Fabrication and magnetic stimuli-response of polydopamine-coated core–shell structured carbonyl iron microspheres

Abstract

Soft magnetic carbonyl iron (CI) for application to magnetic stimuli-responsive smart materials in an external magnetic field normally implies severe sedimentation problems because of the density imbalance between the CI particles and the dispersed medium. As a new method of ameliorating this problem, CI/polydopamine (PDA) composite particles with core–shell structure were synthesized via an oxidative self-polymerization process, bringing into an account of the coating efficiency of the PDA. Surface morphology of the CI/PDA composite particles was characterized by scanning electron microscopy, while Fourier transform infrared spectroscopy, X-ray energy-dispersive spectroscopy, and vibrating sample magnetometry were adopted to measure the chemical composition, weight and atomic percentages, and magnetic properties of the fabricated composites.

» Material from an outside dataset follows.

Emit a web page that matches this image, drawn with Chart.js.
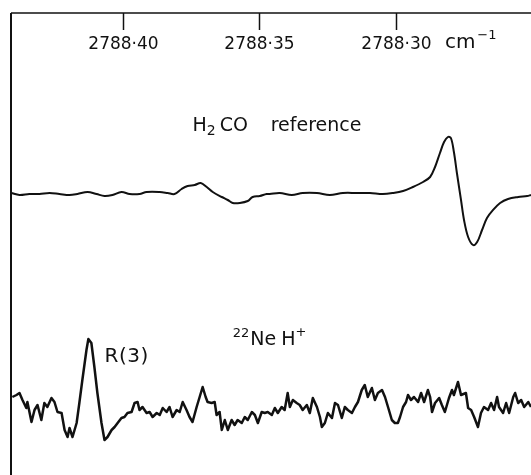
<!DOCTYPE html>
<html>
<head>
<meta charset="utf-8">
<script src="https://cdn.jsdelivr.net/npm/chart.js@4.4.1/dist/chart.umd.min.js"></script>
<style>
  html, body { margin: 0; padding: 0; background: #fff; }
  #wrap { width: 531px; height: 475px; }
</style>
</head>
<body>
<div id="wrap"><canvas id="spectrum" width="531" height="475"></canvas></div>
<script>
// Eje de número de onda (cm-1), invertido como en el original
const tickValues = [2788.40, 2788.35, 2788.30];
const xRange = [2788.2506, 2788.4408];

// Traza de referencia H2CO (número de onda, señal en unidades arbitrarias)
const h2coWavenumber = [
    2788.4407, 2788.4377, 2788.4341, 2788.4304, 2788.4267, 2788.4231, 2788.4194, 2788.4165,
    2788.4128, 2788.4095, 2788.4066, 2788.4037, 2788.4004, 2788.3974, 2788.3938, 2788.3912,
    2788.3864, 2788.3835, 2788.3810, 2788.3784, 2788.3762, 2788.3736, 2788.3714, 2788.3692,
    2788.3670, 2788.3637, 2788.3615, 2788.3597, 2788.3571, 2788.3542, 2788.3524, 2788.3498,
    2788.3473, 2788.3462, 2788.3425, 2788.3381, 2788.3341, 2788.3289, 2788.3242, 2788.3194,
    2788.3143, 2788.3095, 2788.3048, 2788.3011, 2788.2974, 2788.2938, 2788.2901, 2788.2875,
    2788.2857, 2788.2839, 2788.2824, 2788.2810, 2788.2799, 2788.2788, 2788.2777, 2788.2762,
    2788.2751, 2788.2736, 2788.2718, 2788.2703, 2788.2685, 2788.2667, 2788.2645, 2788.2619,
    2788.2590, 2788.2553, 2788.2520, 2788.2506
];
const h2coSignal = [
    1, -1, 0, 0, 1, 0, -1, 0,
    2, 0, -2, -1, 2, 0, 0, 2,
    2, 1, 0, 5, 8, 9, 11, 7,
    2, -3, -6, -9, -9, -7, -3, -2,
    0, 0, 1, -1, 1, 1, -1, 1,
    1, 1, 0, 1, 3, 7, 12, 17,
    27, 41, 52, 57, 56, 42, 21, -6,
    -26, -43, -51, -48, -36, -24, -16, -9,
    -5, -3, -2, -1
];

// Traza de 22NeH+ con la línea R(3)
const nehWavenumber = [
    2788.4403, 2788.4388, 2788.4377, 2788.4366, 2788.4352, 2788.4348, 2788.4333, 2788.4322,
    2788.4311, 2788.4297, 2788.4286, 2788.4275, 2788.4260, 2788.4249, 2788.4238, 2788.4223,
    2788.4212, 2788.4201, 2788.4194, 2788.4183, 2788.4168, 2788.4158, 2788.4147, 2788.4132,
    2788.4125, 2788.4114, 2788.4103, 2788.4092, 2788.4077, 2788.4066, 2788.4055, 2788.4040,
    2788.4029, 2788.4018, 2788.4004, 2788.3993, 2788.3982, 2788.3967, 2788.3956, 2788.3945,
    2788.3938, 2788.3927, 2788.3912, 2788.3901, 2788.3890, 2788.3875, 2788.3864, 2788.3853,
    2788.3839, 2788.3828, 2788.3817, 2788.3802, 2788.3791, 2788.3780, 2788.3766, 2788.3755,
    2788.3744, 2788.3729, 2788.3718, 2788.3707, 2788.3696, 2788.3689, 2788.3674, 2788.3663,
    2788.3656, 2788.3645, 2788.3637, 2788.3626, 2788.3615, 2788.3601, 2788.3590, 2788.3579,
    2788.3564, 2788.3553, 2788.3542, 2788.3527, 2788.3516, 2788.3505, 2788.3491, 2788.3480,
    2788.3469, 2788.3454, 2788.3443, 2788.3432, 2788.3418, 2788.3407, 2788.3396, 2788.3388,
    2788.3377, 2788.3363, 2788.3352, 2788.3341, 2788.3326, 2788.3315, 2788.3304, 2788.3289,
    2788.3278, 2788.3271, 2788.3260, 2788.3249, 2788.3234, 2788.3223, 2788.3212, 2788.3198,
    2788.3187, 2788.3176, 2788.3161, 2788.3150, 2788.3139, 2788.3125, 2788.3114, 2788.3103,
    2788.3088, 2788.3077, 2788.3066, 2788.3051, 2788.3040, 2788.3029, 2788.3015, 2788.3004,
    2788.2993, 2788.2985, 2788.2974, 2788.2963, 2788.2956, 2788.2945, 2788.2934, 2788.2919,
    2788.2908, 2788.2897, 2788.2883, 2788.2875, 2788.2868, 2788.2857, 2788.2842, 2788.2832,
    2788.2821, 2788.2806, 2788.2795, 2788.2788, 2788.2773, 2788.2762, 2788.2744, 2788.2736,
    2788.2725, 2788.2714, 2788.2700, 2788.2689, 2788.2678, 2788.2663, 2788.2652, 2788.2641,
    2788.2630, 2788.2623, 2788.2608, 2788.2597, 2788.2586, 2788.2571, 2788.2564, 2788.2553,
    2788.2542, 2788.2531, 2788.2516, 2788.2506
];
const nehSignal = [
    11, 13, 15, 8, 0, 6, -14, -2,
    3, -12, 5, 1, 10, 6, -4, -5,
    -22, -29, -20, -29, -15, 5, 28, 58,
    69, 65, 41, 15, -15, -32, -29, -22,
    -19, -15, -10, -9, -5, -4, 5, 6,
    -2, 1, -5, -4, -9, -5, -7, 0,
    -4, 1, -9, -2, -4, 6, -2, -9,
    -14, 1, 11, 21, 11, 6, 5, 6,
    -7, -4, -22, -12, -22, -12, -17, -12,
    -15, -9, -12, -4, -7, -15, -4, -5,
    -4, -7, 0, -5, 1, -2, 15, 1,
    8, 5, 3, -2, 3, -5, 10, 1,
    -9, -19, -15, -5, -10, 5, 3, -10,
    1, -2, -5, 1, 6, 18, 23, 11,
    20, 8, 15, 18, 11, 1, -12, -15,
    -15, -9, 1, 6, 13, 8, 11, 6,
    15, 6, 18, 11, -4, 5, 10, 3,
    -4, 10, 18, 13, 26, 13, 15, 0,
    -2, -9, -19, -5, 1, -2, 5, -2,
    11, 1, -5, 5, -5, 11, 15, 5,
    8, 1, 6, 1
];

// Desplazamiento vertical de cada traza en el eje Y (unidades arbitrarias)
const h2coOffset = 281;
const nehOffset = 67;
const yRange = [0, 462];

const ink = '#111111';
const fontFamily = '"DejaVu Sans", sans-serif';

// Función para armar los puntos {x, y} de una traza
function buildPoints(xs, ys, offset) {
    return xs.map((x, i) => ({ x: x, y: ys[i] + offset }));
}

// Función para escribir trozos de texto seguidos (subíndices, superíndices)
function drawRuns(ctx, x, y, runs) {
    runs.forEach(run => {
        ctx.font = `${run.size}px ${fontFamily}`;
        ctx.fillText(run.text, x, y + (run.dy || 0));
        x += ctx.measureText(run.text).width + (run.gap || 0);
    });
}

// Plugin para el marco, las marcas del eje superior y las etiquetas
const framePlugin = {
    id: 'frame',
    afterDatasetsDraw(chart) {
        const { ctx, chartArea, scales } = chart;
        const xs = scales.x;
        const ys = scales.y;
        ctx.save();
        ctx.strokeStyle = ink;
        ctx.fillStyle = ink;

        // Marco: línea superior y línea izquierda
        ctx.lineWidth = 1.5;
        ctx.beginPath();
        ctx.moveTo(chartArea.left, chartArea.top);
        ctx.lineTo(chartArea.right, chartArea.top);
        ctx.stroke();
        ctx.lineWidth = 2;
        ctx.beginPath();
        ctx.moveTo(chartArea.left, chartArea.top);
        ctx.lineTo(chartArea.left, chartArea.bottom);
        ctx.stroke();

        // Marcas hacia dentro y etiquetas de los ticks
        const ticks = (xs.ticks && xs.ticks.length) ? xs.ticks.map(t => t.value) : tickValues;
        ctx.lineWidth = 1.5;
        ctx.textAlign = 'center';
        ctx.textBaseline = 'alphabetic';
        ctx.font = `17px ${fontFamily}`;
        ticks.forEach(v => {
            const px = Math.round(xs.getPixelForValue(v)) + 0.5;
            ctx.beginPath();
            ctx.moveTo(px, chartArea.top);
            ctx.lineTo(px, chartArea.top + 17);
            ctx.stroke();
            ctx.fillText(v.toFixed(2).replace('.', '\u00b7'), px, chartArea.top + 36);
        });

        // Unidad del eje
        ctx.textAlign = 'left';
        drawRuns(ctx, xs.getPixelForValue(2788.2821), chartArea.top + 35, [
            { text: 'cm', size: 20, gap: 2 },
            { text: '\u22121', size: 13, dy: -9 }
        ]);

        // Etiqueta de la referencia
        drawRuns(ctx, xs.getPixelForValue(2788.3744), ys.getPixelForValue(344), [
            { text: 'H', size: 19 },
            { text: '2', size: 14, dy: 4, gap: 4 },
            { text: 'CO', size: 19 }
        ]);
        drawRuns(ctx, xs.getPixelForValue(2788.3458), ys.getPixelForValue(344), [
            { text: 'reference', size: 19 }
        ]);

        // Etiqueta de la especie 22NeH+
        drawRuns(ctx, xs.getPixelForValue(2788.3597), ys.getPixelForValue(130), [
            { text: '22', size: 13, dy: -8, gap: 1 },
            { text: 'Ne', size: 19, gap: 5 },
            { text: 'H', size: 19 },
            { text: '+', size: 13, dy: -9 }
        ]);

        // Etiqueta de la línea R(3)
        ctx.letterSpacing = '0.5px';
        drawRuns(ctx, xs.getPixelForValue(2788.4066), ys.getPixelForValue(113), [
            { text: 'R(3)', size: 20 }
        ]);
        ctx.restore();
    }
};

// Crear el gráfico
const ctxSpectrum = document.getElementById('spectrum').getContext('2d');
const spectrumChart = new Chart(ctxSpectrum, {
    type: 'line',
    data: {
        datasets: [
            {
                label: 'H2CO reference',
                data: buildPoints(h2coWavenumber, h2coSignal, h2coOffset),
                borderColor: ink,
                borderWidth: 2,
                pointRadius: 0,
                tension: 0.35,
                fill: false
            },
            {
                label: '22NeH+',
                data: buildPoints(nehWavenumber, nehSignal, nehOffset),
                borderColor: ink,
                borderWidth: 2.5,
                pointRadius: 0,
                tension: 0,
                borderJoinStyle: 'round',
                fill: false
            }
        ]
    },
    options: {
        responsive: false,
        animation: false,
        layout: { padding: { top: 13, left: 11, right: 0, bottom: 0 } },
        plugins: {
            legend: { display: false },
            tooltip: { enabled: false }
        },
        scales: {
            x: {
                type: 'linear',
                reverse: true,
                min: xRange[0],
                max: xRange[1],
                display: false,
                afterBuildTicks: scale => {
                    scale.ticks = tickValues.map(v => ({ value: v }));
                }
            },
            y: {
                type: 'linear',
                min: yRange[0],
                max: yRange[1],
                display: false
            }
        }
    },
    plugins: [framePlugin]
});
</script>
</body>
</html>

The magnetic stimuli-response of their magnetorheological (MR) properties was examined by using a rotational rheometer at various magnetic field strengths and compared with pristine CI-particle-based MR fluid. The measured dynamic yield stress was fitted to a universal yield stress equation well. The sedimentation properties of the CI/PDA-composite-based MR fluid were further examined by a Turbiscan™. In addition, the anti-corrosion characteristic of these particles was also investigated.